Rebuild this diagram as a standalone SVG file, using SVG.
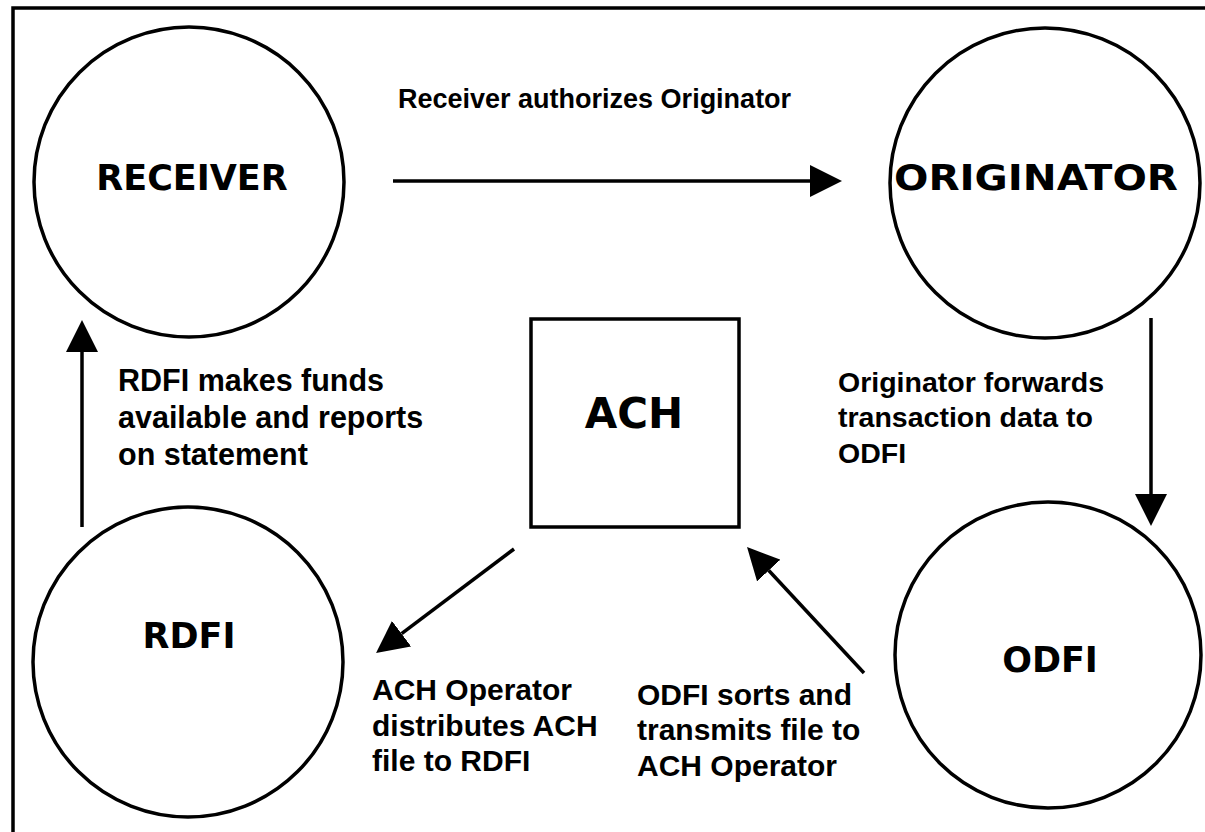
<svg xmlns="http://www.w3.org/2000/svg" width="1205" height="832" viewBox="0 0 1205 832">
<style>
.node{fill:#fff;stroke:#000;stroke-width:3.5}
.nt{font-family:"DejaVu Sans",Verdana,sans-serif;font-weight:bold;font-size:35px;fill:#000;text-anchor:middle}
.lb{font-family:"Liberation Sans",Arial,sans-serif;font-weight:bold;font-size:28.5px;fill:#000}
.cn{stroke:#000;stroke-width:3.5;fill:none;marker-end:url(#ah)}
</style>
<defs>
<marker id="ah" markerUnits="userSpaceOnUse" viewBox="0 0 32 32" refX="0" refY="16" markerWidth="32" markerHeight="32" orient="auto">
<path d="M0,0 L32,16 L0,32 Z" fill="#000"/>
</marker>
</defs>
<rect x="0" y="0" width="1205" height="832" fill="#fff"/>
<rect x="13" y="8" width="1200" height="830" fill="none" stroke="#000" stroke-width="3.5"/>
<g id="receiver"><circle class="node" cx="189" cy="182" r="155"/><text class="nt" x="192" y="190">RECEIVER</text></g>
<g id="originator"><circle class="node" cx="1045" cy="183" r="155"/><text class="nt" x="1036" y="190" textLength="284" lengthAdjust="spacingAndGlyphs">ORIGINATOR</text></g>
<g id="odfi"><circle class="node" cx="1048" cy="655" r="153"/><text class="nt" x="1050" y="672">ODFI</text></g>
<g id="rdfi"><circle class="node" cx="188" cy="662" r="155"/><text class="nt" x="189" y="648">RDFI</text></g>
<g id="ach"><rect class="node" x="531" y="319" width="208" height="208"/><text class="nt" x="634" y="428" style="font-size:42px">ACH</text></g>
<g id="connectors">
<line class="cn" x1="393" y1="181" x2="810" y2="181"/>
<line class="cn" x1="1151" y1="318" x2="1151" y2="494"/>
<line class="cn" x1="82" y1="527" x2="82" y2="352"/>
<line class="cn" x1="514" y1="549" x2="401.6" y2="633.7"/>
<line class="cn" x1="864" y1="673" x2="768.8" y2="570.5"/>
</g>
<g id="labels">
<text class="lb" x="398" y="108" style="font-size:27px">Receiver authorizes Originator</text>
<g style="font-size:30.5px">
<text class="lb" x="118" y="391" style="font-size:30.5px">RDFI makes funds</text>
<text class="lb" x="118" y="428" style="font-size:30.5px">available and reports</text>
<text class="lb" x="118" y="465" style="font-size:30.5px">on statement</text>
</g>
<text class="lb" x="838" y="392">Originator forwards</text>
<text class="lb" x="838" y="427">transaction data to</text>
<text class="lb" x="838" y="463">ODFI</text>
<text class="lb" x="372" y="700" style="font-size:30px">ACH Operator</text>
<text class="lb" x="372" y="736" style="font-size:30px">distributes ACH</text>
<text class="lb" x="372" y="771" style="font-size:30px">file to RDFI</text>
<text class="lb" x="637" y="705" style="font-size:30px">ODFI sorts and</text>
<text class="lb" x="637" y="740" style="font-size:30px">transmits file to</text>
<text class="lb" x="637" y="776" style="font-size:30px">ACH Operator</text>
</g>
</svg>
--
§ **SHORT TASK**
Return to the listing above and set it down exactly, leaving out its pictures.

§ **RESULT**
Rebuild this diagram as a standalone SVG file, using SVG.
<svg xmlns="http://www.w3.org/2000/svg" width="1205" height="832" viewBox="0 0 1205 832">
<style>
.node{fill:#fff;stroke:#000;stroke-width:3.5}
.nt{font-family:"DejaVu Sans",Verdana,sans-serif;font-weight:bold;font-size:35px;fill:#000;text-anchor:middle}
.lb{font-family:"Liberation Sans",Arial,sans-serif;font-weight:bold;font-size:28.5px;fill:#000}
.cn{stroke:#000;stroke-width:3.5;fill:none;marker-end:url(#ah)}
</style>
<defs>
<marker id="ah" markerUnits="userSpaceOnUse" viewBox="0 0 32 32" refX="0" refY="16" markerWidth="32" markerHeight="32" orient="auto">
<path d="M0,0 L32,16 L0,32 Z" fill="#000"/>
</marker>
</defs>
<rect x="0" y="0" width="1205" height="832" fill="#fff"/>
<rect x="13" y="8" width="1200" height="830" fill="none" stroke="#000" stroke-width="3.5"/>
<g id="receiver"><circle class="node" cx="189" cy="182" r="155"/><text class="nt" x="192" y="190">RECEIVER</text></g>
<g id="originator"><circle class="node" cx="1045" cy="183" r="155"/><text class="nt" x="1036" y="190" textLength="284" lengthAdjust="spacingAndGlyphs">ORIGINATOR</text></g>
<g id="odfi"><circle class="node" cx="1048" cy="655" r="153"/><text class="nt" x="1050" y="672">ODFI</text></g>
<g id="rdfi"><circle class="node" cx="188" cy="662" r="155"/><text class="nt" x="189" y="648">RDFI</text></g>
<g id="ach"><rect class="node" x="531" y="319" width="208" height="208"/><text class="nt" x="634" y="428" style="font-size:42px">ACH</text></g>
<g id="connectors">
<line class="cn" x1="393" y1="181" x2="810" y2="181"/>
<line class="cn" x1="1151" y1="318" x2="1151" y2="494"/>
<line class="cn" x1="82" y1="527" x2="82" y2="352"/>
<line class="cn" x1="514" y1="549" x2="401.6" y2="633.7"/>
<line class="cn" x1="864" y1="673" x2="768.8" y2="570.5"/>
</g>
<g id="labels">
<text class="lb" x="398" y="108" style="font-size:27px">Receiver authorizes Originator</text>
<g style="font-size:30.5px">
<text class="lb" x="118" y="391" style="font-size:30.5px">RDFI makes funds</text>
<text class="lb" x="118" y="428" style="font-size:30.5px">available and reports</text>
<text class="lb" x="118" y="465" style="font-size:30.5px">on statement</text>
</g>
<text class="lb" x="838" y="392">Originator forwards</text>
<text class="lb" x="838" y="427">transaction data to</text>
<text class="lb" x="838" y="463">ODFI</text>
<text class="lb" x="372" y="700" style="font-size:30px">ACH Operator</text>
<text class="lb" x="372" y="736" style="font-size:30px">distributes ACH</text>
<text class="lb" x="372" y="771" style="font-size:30px">file to RDFI</text>
<text class="lb" x="637" y="705" style="font-size:30px">ODFI sorts and</text>
<text class="lb" x="637" y="740" style="font-size:30px">transmits file to</text>
<text class="lb" x="637" y="776" style="font-size:30px">ACH Operator</text>
</g>
</svg>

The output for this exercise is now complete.